When American Pharoah was officially handed off to the Coolmore operation, Ahmed Zayat himself did not receive any of the 11 lifetime Northern Hemisphere breeding rights granted to the horse's on-track connections. His son Justin Zayat, president and CEO of racing and bloodstock for Zayat Stables, received four annually transferrable breeding rights, while Zayat's other children – Ashley, Ben, and Emma – each received one. Joanne Zayat, Ahmed's wife, received two rights, and Baffert also received two. Coolmore had first refusal on any sale of the breeding rights.

In the complaint filed by MGG Investments, the creditor accused Ahmed Zayat of secretly selling the nine breeding rights tied to his family – which were transferred to Zayat Stables and pledged as collateral under the loan agreement – for a combined $3.3 million. The suit claims he did not use the proceeds to pay the debt.

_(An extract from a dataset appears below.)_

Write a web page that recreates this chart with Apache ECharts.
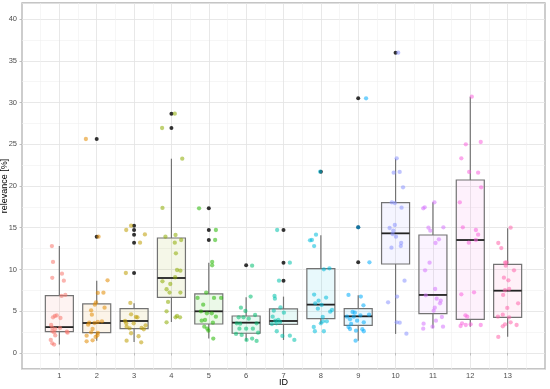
<!DOCTYPE html>
<html>
<head>
<meta charset="utf-8">
<script src="https://cdn.jsdelivr.net/npm/echarts@6/dist/echarts.min.js"></script>
<style>html,body{margin:0;padding:0;background:#fff}#c{width:550px;height:389px}</style>
</head>
<body>
<div id="c"></div>
<script>
// ---------- data ----------
const categories = [1,2,3,4,5,6,7,8,9,10,11,12,13];
const yTicks = [0,5,10,15,20,25,30,35,40];
// [whisker low, Q1, median, Q3, whisker high]
const boxStats = [
  [1.0, 2.55, 3.1, 6.86, 12.8],
  [1.47, 2.43, 3.59, 5.87, 8.66],
  [1.32, 2.91, 3.83, 5.31, 5.95],
  [3.71, 6.67, 8.98, 13.77, 23.27],
  [1.72, 3.47, 4.99, 7.07, 10.82],
  [1.47, 2.36, 3.63, 4.43, 6.67],
  [1.56, 3.43, 3.83, 5.27, 6.75],
  [3.47, 4.11, 5.79, 10.1, 14.09],
  [1.47, 3.31, 4.39, 5.31, 6.91],
  [2.28, 10.66, 14.33, 18.0, 23.27],
  [2.95, 4.71, 6.95, 14.13, 18.05],
  [3.15, 4.03, 13.53, 20.72, 30.7],
  [1.95, 4.27, 7.46, 10.62, 14.93]
];
// outlier values per ID
const outliers = [
  [],
  [25.63, 13.93],
  [15.25, 14.73, 14.17, 13.21, 9.58],
  [28.66, 26.95],
  [17.33, 14.73, 13.53],
  [10.5],
  [14.73, 10.82, 8.66],
  [21.72],
  [30.5, 15.05, 10.86],
  [35.97],
  [],
  [],
  []
];
// jittered observations per ID: [x position, relevance]
const points1 = [[0.80,12.8],[0.83,10.9],[1.07,9.5],[0.81,9.0],[1.12,8.66],[1.06,6.83],[1.16,6.95],[0.88,4.43],[0.93,4.5],[1.03,4.19],[0.83,4.27],[0.78,3.35],[0.81,3.03],[1.02,3.0],[0.89,2.87],[0.81,2.6],[0.86,2.48],[1.20,2.55],[1.22,2.43],[0.89,2.1],[0.77,1.56],[0.81,1.16],[0.86,1.0]];
const points2 = [[2.05,13.93],[1.71,25.63],[2.29,8.7],[2.03,7.19],[2.18,7.22],[1.98,6.07],[1.95,5.79],[2.21,5.43],[1.85,5.11],[1.87,4.59],[2.14,3.79],[1.80,3.63],[1.77,3.39],[1.94,3.59],[2.03,3.71],[1.89,2.87],[1.85,2.47],[2.03,2.4],[2.02,2.12],[1.73,2.07],[1.97,1.92],[1.89,1.52],[1.73,1.40]];
const points3 = [[2.92,15.25],[2.79,14.73],[3.29,14.2],[3.16,13.21],[2.78,9.58],[2.90,5.99],[2.92,4.63],[3.09,4.27],[3.05,4.31],[2.76,3.83],[2.79,3.55],[2.99,3.55],[3.31,3.31],[3.20,3.0],[3.26,2.84],[2.88,2.95],[3.12,2.0],[2.80,1.47],[3.19,1.28],[2.92,2.36],[2.80,3.15]];
const points4 = [[4.09,28.66],[3.75,26.95],[4.29,23.27],[3.76,17.37],[3.84,13.93],[4.11,14.13],[4.09,13.21],[4.26,13.53],[4.12,11.94],[4.15,9.94],[4.24,9.86],[4.10,9.07],[3.76,8.58],[3.97,8.26],[3.87,7.63],[3.95,7.23],[4.24,7.23],[3.91,6.11],[3.87,4.99],[4.15,4.43],[4.23,4.27],[4.11,4.27],[3.87,3.67]];
const points5 = [[4.74,17.33],[5.19,14.73],[5.17,13.53],[5.09,10.9],[5.09,10.5],[4.93,7.23],[4.70,6.59],[5.14,6.59],[5.33,6.59],[4.85,5.79],[4.79,4.99],[5.08,4.75],[4.95,4.75],[5.19,4.35],[4.90,3.95],[4.81,3.87],[5.11,3.63],[4.88,3.15],[4.96,2.91],[4.99,2.67],[5.12,1.72]];
const points6 = [[6.16,10.46],[6.12,6.75],[5.86,5.43],[5.98,5.03],[6.24,4.55],[5.80,4.27],[5.93,4.27],[6.07,4.11],[5.75,3.55],[5.84,3.51],[6.28,3.55],[6.18,2.91],[6.00,2.91],[5.82,2.91],[6.32,2.43],[5.88,2.16],[5.73,2.28],[6.01,1.56],[6.16,1.72],[6.28,1.44]];
const points7 = [[6.83,14.73],[7.17,10.82],[6.88,8.66],[6.76,6.83],[6.77,6.5],[6.92,5.47],[6.74,5.07],[7.01,4.83],[6.71,4.35],[6.86,3.95],[6.78,3.87],[6.91,3.71],[6.81,3.55],[6.69,3.47],[6.82,2.6],[6.97,2.04],[7.17,2.07],[7.29,1.56]];
const points8 = [[7.98,21.72],[7.87,14.17],[7.71,13.49],[7.76,13.53],[7.82,12.81],[8.08,10.02],[8.23,10.14],[7.82,6.99],[8.14,6.63],[7.94,6.27],[7.85,5.95],[8.02,5.75],[8.25,4.95],[8.30,5.15],[7.92,5.31],[8.05,4.31],[8.16,3.79],[8.06,3.79],[8.00,3.55],[7.81,3.11],[7.84,2.6],[8.08,2.6]];
const points9 = [[9.21,30.5],[9.00,15.05],[9.30,10.86],[8.74,6.95],[9.07,6.75],[9.14,5.71],[8.85,4.91],[8.91,4.83],[9.29,4.59],[9.06,4.51],[8.70,4.35],[8.88,4.35],[8.78,4.03],[8.97,3.87],[9.15,3.67],[8.81,3.47],[8.74,3.11],[8.78,2.87],[9.11,2.84],[8.94,2.67],[9.15,2.6],[8.93,1.47]];
const points10 = [[10.07,35.97],[10.03,23.31],[9.95,21.6],[10.11,21.68],[10.20,19.84],[9.90,18.05],[9.98,17.96],[10.16,17.4],[9.98,15.33],[9.84,14.97],[9.92,14.25],[10.01,13.93],[10.15,13.17],[10.14,12.81],[9.89,12.61],[10.24,8.66],[10.04,6.75],[9.80,6.07],[10.03,3.67],[10.11,3.63],[10.29,2.31],[9.94,14.65]];
const points11 = [[11.04,18.05],[10.78,17.45],[10.74,17.33],[11.28,15.05],[10.88,15.01],[10.93,14.65],[11.16,13.61],[11.07,13.17],[10.91,10.82],[10.79,9.9],[11.06,7.66],[10.81,6.91],[11.10,6.5],[11.21,6.26],[11.19,5.95],[11.05,5.43],[11.02,5.07],[11.24,4.31],[11.08,3.87],[10.75,3.51],[10.99,3.15],[11.27,3.15],[10.74,2.91]];
const points12 = [[12.04,30.7],[11.88,24.99],[12.28,25.27],[11.76,23.31],[11.97,21.68],[12.21,21.6],[12.29,19.84],[11.72,18.05],[11.80,15.05],[12.15,14.73],[12.21,14.17],[12.15,13.53],[11.96,13.21],[11.76,7.03],[12.10,7.27],[11.87,4.51],[11.92,4.35],[11.78,3.55],[11.74,3.23],[11.88,3.35],[12.01,3.43],[12.28,3.35]];
const points13 = [[13.08,15.01],[12.75,13.17],[12.83,12.57],[12.93,10.82],[12.97,10.86],[12.95,10.46],[13.17,9.9],[12.90,9.02],[13.02,8.7],[13.04,7.66],[12.93,7.51],[12.88,6.95],[13.28,5.95],[12.99,5.39],[12.74,4.35],[12.87,4.59],[13.04,4.27],[13.08,3.67],[12.93,3.43],[12.87,3.19],[13.24,3.35],[12.75,1.92]];
const pointGroups = [points1,points2,points3,points4,points5,points6,points7,points8,points9,points10,points11,points12,points13];

// ---------- styling ----------
const palette = ['#F8766D','#E18A00','#BE9C00','#8CAB00','#24B700','#00BE70','#00C1AB','#00BBDA','#00ACFC','#8B93FF','#D575FE','#F962DD','#FF65AC'];
function rgba(hex, a){
  const n = parseInt(hex.slice(1),16);
  return 'rgba(' + ((n>>16)&255) + ',' + ((n>>8)&255) + ',' + (n&255) + ',' + a + ')';
}
const yMin = -1.92, yMax = 41.92;
const FONT = 'Liberation Sans, Arial, sans-serif';

const boxData = categories.map((c,i) => [c].concat(boxStats[i]));
const outlierData = [];
categories.forEach((c,i) => outliers[i].forEach(v => outlierData.push([c, v])));

const series = [{
  type: 'custom',
  xAxisIndex: 0, yAxisIndex: 0,
  z: 2,
  encode: { x: 0, y: [1,2,3,4,5] },
  data: boxData,
  renderItem: function(params, api){
    const x = api.value(0);
    const lo = api.coord([x, api.value(1)]);
    const q1 = api.coord([x, api.value(2)]);
    const md = api.coord([x, api.value(3)]);
    const q3 = api.coord([x, api.value(4)]);
    const hi = api.coord([x, api.value(5)]);
    const w = api.size([0.75, 0])[0];
    const col = palette[params.dataIndex];
    const edge = '#737373';
    return { type: 'group', children: [
      { type: 'line', shape: { x1: lo[0], y1: lo[1], x2: q1[0], y2: q1[1] }, style: { stroke: edge, lineWidth: 1.2 } },
      { type: 'line', shape: { x1: q3[0], y1: q3[1], x2: hi[0], y2: hi[1] }, style: { stroke: edge, lineWidth: 1.2 } },
      { type: 'rect', shape: { x: q3[0] - w/2, y: q3[1], width: w, height: q1[1] - q3[1] }, style: { fill: rgba(col, 0.09), stroke: edge, lineWidth: 1.2 } },
      { type: 'line', shape: { x1: md[0] - w/2, y1: md[1], x2: md[0] + w/2, y2: md[1] }, style: { stroke: '#222', lineWidth: 1.8 } }
    ]};
  }
}, {
  type: 'scatter',
  xAxisIndex: 0, yAxisIndex: 0,
  z: 3,
  symbolSize: 4,
  itemStyle: { color: '#000' },
  data: outlierData,
  silent: true
}];
pointGroups.forEach((pts, i) => {
  series.push({
    type: 'scatter',
    xAxisIndex: 0, yAxisIndex: 0,
    z: 4,
    symbolSize: 4.3,
    itemStyle: { color: palette[i], opacity: 0.55 },
    data: pts,
    silent: true
  });
});

const chart = echarts.init(document.getElementById('c'), null, { renderer: 'canvas' });
chart.setOption({
  animation: false,
  backgroundColor: '#fff',
  textStyle: { fontFamily: FONT },
  grid: { left: 22, right: 5, top: 3, bottom: 20, outerBoundsMode: 'none', containLabel: false, show: true, borderColor: '#b3b3b3', borderWidth: 1.3, backgroundColor: '#fff' },
  xAxis: [{
    type: 'value', min: 0, max: 14, interval: 1,
    name: 'ID', nameLocation: 'middle', nameGap: 9.5, nameMoveOverlap: false,
    nameTextStyle: { color: '#000', fontSize: 9, fontFamily: FONT },
    axisLine: { show: false },
    axisTick: { show: true, length: 2.5, lineStyle: { color: '#b3b3b3', width: 0.8 }, customValues: categories },
    axisLabel: { color: '#4d4d4d', fontSize: 7.5, margin: 3, fontFamily: FONT, customValues: categories },
    splitLine: { show: true, lineStyle: { color: '#e2e2e2', width: 0.8 } },
    minorTick: { show: false, splitNumber: 2 },
    minorSplitLine: { show: true, lineStyle: { color: '#f0f0f0', width: 0.6 } }
  }],
  yAxis: [{
    type: 'value', min: yMin, max: yMax, splitNumber: 8, minInterval: 5, maxInterval: 5,
    name: 'relevance [%]', nameLocation: 'middle', nameGap: 13, nameRotate: 90, nameMoveOverlap: false,
    nameTextStyle: { color: '#000', fontSize: 9, fontFamily: FONT },
    axisLine: { show: false },
    axisTick: { show: true, length: 2.5, lineStyle: { color: '#b3b3b3', width: 0.8 }, customValues: yTicks },
    axisLabel: { color: '#4d4d4d', fontSize: 7.5, margin: 5, fontFamily: FONT, customValues: yTicks },
    splitLine: { show: true, lineStyle: { color: '#e2e2e2', width: 0.8 } }
  }, {
    // helper axis, shifted by half a tick, only to draw the minor grid lines at 2.5, 7.5, ...
    type: 'value', min: yMin + 2.5, max: yMax + 2.5, splitNumber: 8, minInterval: 5, maxInterval: 5,
    position: 'left',
    axisLine: { show: false }, axisTick: { show: false }, axisLabel: { show: false },
    splitLine: { show: true, lineStyle: { color: '#f0f0f0', width: 0.6 } }
  }],
  series: series
});
</script>
</body>
</html>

The court filing reveals that two rights were sold to LNJ Foxwoods in December 2018 for a total of $750,000, while the remaining seven rights were sold to Orpendale through the first half of 2019 for a combined $2.55 million. These prices, MGG Investments claims, “did not reflect their fair market value and represents a deep discount from Zayat Stables' own $14 million valuation of the Zayat AP Breeding Rights as reflected in the proposed liquidation plan, as well as an independently appraised value commissioned by Zayat Stables in July 2019 that determined the Zayat AP Breeding Rights to be worth a total of $12.6 million.”

Both parties that bought the breeding rights have been added to the lawsuit, along with other entities that  purchased horses from Zayat Stables. Those horses were considered collateral in the loan.

The court documents also revealed the purchase agreements from other Zayat runners who have recently gone off to stud, including Solomini, a multiple Grade 1-placed runner who was campaigned in partnership with Coolmore. The horse was sold in full to McMahon of Saratoga Thoroughbreds in December for $250,000, which MGG Investments claimed was also a deep discount from the $3 million valuation Zayat's representatives provided in July 2019, and that the proceeds were not used to repay the debt.

El Kabeir, a Grade 2-winning son of Scat Daddy, was sold in September 2017 to Yeomanstown Stud in Ireland for $500,000, which the creditor claimed was well under the various market valuations provided by Zayat's representatives. Those valuations ranged from $2.5 million to $5.75 million.